▶ _Task objective_
From the first line of the listing below to the line with "const xTickValues = [5,10,15,20,25,30,35,40];", print each line exactly, and nothing more. Leave out the pictures.

—————

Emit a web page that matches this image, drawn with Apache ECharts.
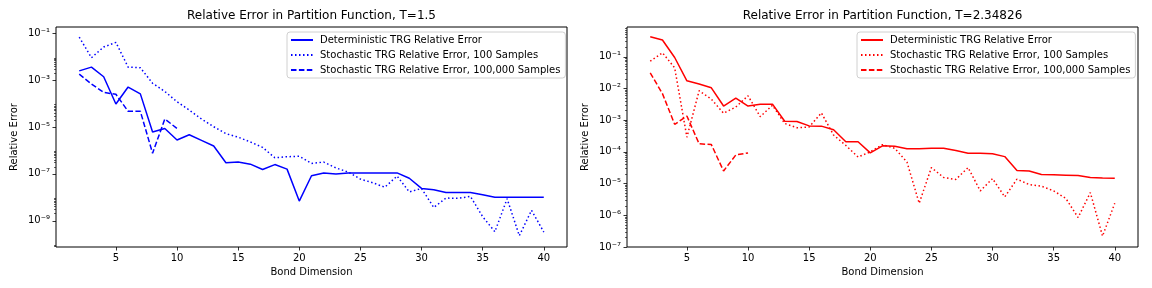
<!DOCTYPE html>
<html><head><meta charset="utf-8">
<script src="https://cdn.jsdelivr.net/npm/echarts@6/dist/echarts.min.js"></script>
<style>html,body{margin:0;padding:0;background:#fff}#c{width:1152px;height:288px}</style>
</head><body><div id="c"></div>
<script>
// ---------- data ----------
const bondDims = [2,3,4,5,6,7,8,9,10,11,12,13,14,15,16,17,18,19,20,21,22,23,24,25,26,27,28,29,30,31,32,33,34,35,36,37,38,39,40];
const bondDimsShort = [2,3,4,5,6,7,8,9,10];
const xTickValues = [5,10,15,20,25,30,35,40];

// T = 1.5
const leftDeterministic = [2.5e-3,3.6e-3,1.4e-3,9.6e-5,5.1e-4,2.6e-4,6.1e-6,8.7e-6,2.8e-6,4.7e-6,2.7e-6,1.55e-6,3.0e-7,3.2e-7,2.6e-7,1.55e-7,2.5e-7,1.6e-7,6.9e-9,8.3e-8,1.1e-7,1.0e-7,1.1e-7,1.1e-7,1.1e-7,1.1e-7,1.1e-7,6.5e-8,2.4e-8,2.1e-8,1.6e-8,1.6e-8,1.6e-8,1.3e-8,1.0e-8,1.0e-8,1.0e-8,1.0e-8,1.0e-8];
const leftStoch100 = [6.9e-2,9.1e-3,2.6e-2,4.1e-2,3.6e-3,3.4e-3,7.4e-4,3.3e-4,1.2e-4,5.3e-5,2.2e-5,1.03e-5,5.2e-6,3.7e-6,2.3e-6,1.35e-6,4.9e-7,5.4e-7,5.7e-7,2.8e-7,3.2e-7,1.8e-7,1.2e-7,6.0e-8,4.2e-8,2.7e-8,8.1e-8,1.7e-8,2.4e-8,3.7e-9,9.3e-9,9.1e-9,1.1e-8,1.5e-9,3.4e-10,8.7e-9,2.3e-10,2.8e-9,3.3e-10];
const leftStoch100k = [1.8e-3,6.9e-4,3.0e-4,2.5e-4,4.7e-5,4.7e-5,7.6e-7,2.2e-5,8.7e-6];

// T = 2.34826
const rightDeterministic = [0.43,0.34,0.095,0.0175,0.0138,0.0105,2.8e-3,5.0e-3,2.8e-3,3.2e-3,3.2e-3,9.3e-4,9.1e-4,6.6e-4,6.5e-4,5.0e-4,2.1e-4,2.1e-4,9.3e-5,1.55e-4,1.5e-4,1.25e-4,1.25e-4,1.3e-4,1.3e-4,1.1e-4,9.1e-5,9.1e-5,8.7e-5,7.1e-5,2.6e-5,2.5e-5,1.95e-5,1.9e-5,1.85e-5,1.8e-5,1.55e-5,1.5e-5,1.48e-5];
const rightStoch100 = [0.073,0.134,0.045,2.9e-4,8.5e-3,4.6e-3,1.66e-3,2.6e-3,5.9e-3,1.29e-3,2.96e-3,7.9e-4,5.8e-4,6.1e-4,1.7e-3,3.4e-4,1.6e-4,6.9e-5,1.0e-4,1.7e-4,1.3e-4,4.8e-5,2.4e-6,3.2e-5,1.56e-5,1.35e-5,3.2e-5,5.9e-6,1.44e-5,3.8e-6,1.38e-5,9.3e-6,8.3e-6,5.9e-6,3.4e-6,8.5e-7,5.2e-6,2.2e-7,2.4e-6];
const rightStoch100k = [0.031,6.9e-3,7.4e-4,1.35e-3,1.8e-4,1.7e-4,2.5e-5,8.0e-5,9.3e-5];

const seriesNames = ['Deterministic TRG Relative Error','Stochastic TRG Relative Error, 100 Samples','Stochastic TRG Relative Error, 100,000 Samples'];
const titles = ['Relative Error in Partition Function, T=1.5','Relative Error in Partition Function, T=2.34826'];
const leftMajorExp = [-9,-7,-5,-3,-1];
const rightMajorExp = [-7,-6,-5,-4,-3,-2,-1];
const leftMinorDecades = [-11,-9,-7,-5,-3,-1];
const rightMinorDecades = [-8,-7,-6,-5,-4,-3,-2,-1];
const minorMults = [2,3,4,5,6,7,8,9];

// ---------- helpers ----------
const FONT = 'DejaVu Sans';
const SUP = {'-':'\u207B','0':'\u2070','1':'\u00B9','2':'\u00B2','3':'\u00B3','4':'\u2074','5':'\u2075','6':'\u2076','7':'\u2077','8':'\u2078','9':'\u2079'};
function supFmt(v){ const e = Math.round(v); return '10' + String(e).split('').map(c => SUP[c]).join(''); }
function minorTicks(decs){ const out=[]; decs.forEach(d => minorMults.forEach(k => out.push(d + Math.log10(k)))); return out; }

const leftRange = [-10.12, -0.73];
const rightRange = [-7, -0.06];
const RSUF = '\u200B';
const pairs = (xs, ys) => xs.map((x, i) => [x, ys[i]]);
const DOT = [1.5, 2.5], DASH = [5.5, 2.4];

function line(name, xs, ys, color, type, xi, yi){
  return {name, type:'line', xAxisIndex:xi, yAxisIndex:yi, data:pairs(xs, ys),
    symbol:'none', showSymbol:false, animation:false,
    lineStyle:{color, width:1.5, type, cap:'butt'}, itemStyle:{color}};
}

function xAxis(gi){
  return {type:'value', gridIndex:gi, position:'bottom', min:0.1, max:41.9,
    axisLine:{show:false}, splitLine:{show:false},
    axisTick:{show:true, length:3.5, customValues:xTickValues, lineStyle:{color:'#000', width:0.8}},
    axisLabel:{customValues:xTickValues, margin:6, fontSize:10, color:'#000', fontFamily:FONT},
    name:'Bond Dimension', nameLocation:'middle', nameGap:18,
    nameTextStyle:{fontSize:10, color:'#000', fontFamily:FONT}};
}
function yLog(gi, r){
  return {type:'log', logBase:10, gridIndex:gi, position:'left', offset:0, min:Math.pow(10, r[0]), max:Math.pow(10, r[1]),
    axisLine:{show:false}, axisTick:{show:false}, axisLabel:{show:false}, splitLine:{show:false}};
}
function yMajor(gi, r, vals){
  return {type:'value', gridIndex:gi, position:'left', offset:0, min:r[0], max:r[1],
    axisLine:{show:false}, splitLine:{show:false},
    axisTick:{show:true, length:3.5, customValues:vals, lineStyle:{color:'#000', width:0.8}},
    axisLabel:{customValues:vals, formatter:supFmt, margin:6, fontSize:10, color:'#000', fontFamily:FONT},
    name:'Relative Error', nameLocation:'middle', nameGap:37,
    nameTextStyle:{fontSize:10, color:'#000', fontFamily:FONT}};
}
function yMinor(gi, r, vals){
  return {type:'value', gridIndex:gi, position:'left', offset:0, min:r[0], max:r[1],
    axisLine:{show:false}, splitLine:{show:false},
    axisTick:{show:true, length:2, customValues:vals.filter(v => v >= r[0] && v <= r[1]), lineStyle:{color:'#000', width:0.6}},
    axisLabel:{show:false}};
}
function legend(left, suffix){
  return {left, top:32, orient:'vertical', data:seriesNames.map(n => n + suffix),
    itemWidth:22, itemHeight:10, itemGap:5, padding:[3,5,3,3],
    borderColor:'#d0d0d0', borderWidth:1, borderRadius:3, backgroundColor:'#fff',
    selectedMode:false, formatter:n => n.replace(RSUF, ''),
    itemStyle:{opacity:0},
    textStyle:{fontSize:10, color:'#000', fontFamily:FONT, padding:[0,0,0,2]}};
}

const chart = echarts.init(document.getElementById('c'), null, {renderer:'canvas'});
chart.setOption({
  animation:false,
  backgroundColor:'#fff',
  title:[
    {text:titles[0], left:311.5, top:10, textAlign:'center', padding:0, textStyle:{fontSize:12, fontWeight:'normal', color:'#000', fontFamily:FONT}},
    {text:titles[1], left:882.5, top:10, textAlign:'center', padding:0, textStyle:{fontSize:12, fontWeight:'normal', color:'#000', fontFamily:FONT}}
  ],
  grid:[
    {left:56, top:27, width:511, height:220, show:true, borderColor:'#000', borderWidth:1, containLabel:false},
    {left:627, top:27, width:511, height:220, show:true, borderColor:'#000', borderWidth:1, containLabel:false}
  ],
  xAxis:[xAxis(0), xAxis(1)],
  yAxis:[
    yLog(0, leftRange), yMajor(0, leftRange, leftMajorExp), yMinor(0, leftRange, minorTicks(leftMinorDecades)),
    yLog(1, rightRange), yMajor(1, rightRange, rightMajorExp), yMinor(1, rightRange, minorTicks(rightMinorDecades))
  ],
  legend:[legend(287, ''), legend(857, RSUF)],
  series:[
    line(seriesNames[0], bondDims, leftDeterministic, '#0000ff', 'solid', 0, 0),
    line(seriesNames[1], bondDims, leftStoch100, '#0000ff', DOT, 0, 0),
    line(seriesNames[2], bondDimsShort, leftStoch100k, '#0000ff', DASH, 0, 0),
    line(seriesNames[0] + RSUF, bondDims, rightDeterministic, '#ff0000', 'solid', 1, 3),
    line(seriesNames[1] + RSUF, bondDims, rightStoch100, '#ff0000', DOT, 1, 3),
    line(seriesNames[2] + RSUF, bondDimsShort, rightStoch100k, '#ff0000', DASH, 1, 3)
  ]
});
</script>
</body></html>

—————

▶ _Solution_
Emit a web page that matches this image, drawn with Apache ECharts.
<!DOCTYPE html>
<html><head><meta charset="utf-8">
<script src="https://cdn.jsdelivr.net/npm/echarts@6/dist/echarts.min.js"></script>
<style>html,body{margin:0;padding:0;background:#fff}#c{width:1152px;height:288px}</style>
</head><body><div id="c"></div>
<script>
// ---------- data ----------
const bondDims = [2,3,4,5,6,7,8,9,10,11,12,13,14,15,16,17,18,19,20,21,22,23,24,25,26,27,28,29,30,31,32,33,34,35,36,37,38,39,40];
const bondDimsShort = [2,3,4,5,6,7,8,9,10];
const xTickValues = [5,10,15,20,25,30,35,40];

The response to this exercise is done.